Theories about what happened to the ancient civilization known as the Red Paint People range from being absorbed into other tribes or moving on when the swordfish population was depleted

BUCKSPORT, Maine (NEWS CENTER) -- A historical vanishing act is no magic trick.

Five thousand years ago, along coastal Maine from the Androscoggin River up to Mount Desert Island, a group of native humans thrived. They are known most commonly today as the Red Paint People and they existed up until about 3,800 years ago when they vanished from history.

Emeritus Chief Archeologist for the Maine State Museum, Dr. Bruce Bourque, has painstakingly studied the ancient people. A unique culture, they hunted huge swordfish 1,500 years before the Japanese did. They traded distances over thousands of miles. And they fiercely kept to themselves.

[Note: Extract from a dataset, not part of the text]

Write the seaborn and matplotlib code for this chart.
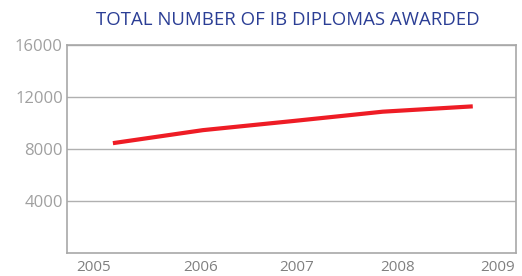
import pandas as pd
import matplotlib.pyplot as plt
import seaborn as sns

# data
years = [2005, 2006, 2007, 2008, 2009]
diplomas = [8450, 9450, 10150, 10870, 11280]
year_labels = ['2005', '2006', '2007', '2008', '2009']
y_ticks = [4000, 8000, 12000, 16000]

df = pd.DataFrame({'year': years, 'diplomas': diplomas})

sns.set_style('white')
plt.rcParams['font.family'] = ['Open Sans', 'DejaVu Sans']

fig = plt.figure(figsize=(5.22, 2.76), dpi=100)
ax = fig.add_axes([0.1284, 0.0833, 0.86, 0.7537])

sns.lineplot(data=df, x='year', y='diplomas', color='#EE1C25', linewidth=3,
             ax=ax, solid_capstyle='butt')

ax.set_ylim(0, 16000)
ax.set_xlim(2004.49, 2009.48)
ax.set_yticks(y_ticks)
ax.set_yticklabels([str(v) for v in y_ticks])
ax.grid(axis='y', color='#b0b0b0', linewidth=1)
ax.tick_params(axis='y', length=0, pad=3, labelsize=12, labelcolor='#a0a0a0')

# year labels sit between small tick marks
ax.set_xticks([2005.39, 2006.49, 2007.6, 2008.79])
ax.set_xticklabels([])
ax.set_xticks([2004.78, 2005.97, 2007.04, 2008.16, 2009.28], minor=True)
ax.set_xticklabels(year_labels, minor=True)
ax.tick_params(axis='x', which='major', length=3, color='#a0a0a0', width=1)
ax.tick_params(axis='x', which='minor', length=0, pad=5, labelsize=11,
               labelcolor='#808080')

for s in ax.spines.values():
    s.set_color('#a8a8a8')
    s.set_linewidth(1.2)

ax.set_xlabel('')
ax.set_ylabel('')
fig.text(0.552, 0.928, 'TOTAL NUMBER OF IB DIPLOMAS AWARDED', ha='center',
         va='center', fontsize=13.4, color='#2B3E95')

fig.savefig('out.png', dpi=100)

What we do know about the Red Paint People, largely comes from what was found in their graves. And strangely, every grave discovered has contained mass amounts of crushed red hematite, but no one has any idea what significance it held. When farmers and construction workers accidently began to find the graves in the late 19th century, they described the ground as bleeding when pierced by their shovels.

Bucksport librarian Emeric Spooner has also had a fascination with the ancient tribe that once lived on his town's shores. He says early residents would mix the hematite with seal oil to make red paint.

Theories about what happened to the Red Paint People range from being absorbed into other tribes or moving on when the swordfish population was depleted. Tools and artifacts can still be found in the layers of shell middens on the shorelines. But erosion is quickly sweeping away the evidence of the Red Paint People. We might never truly understand what happened to them.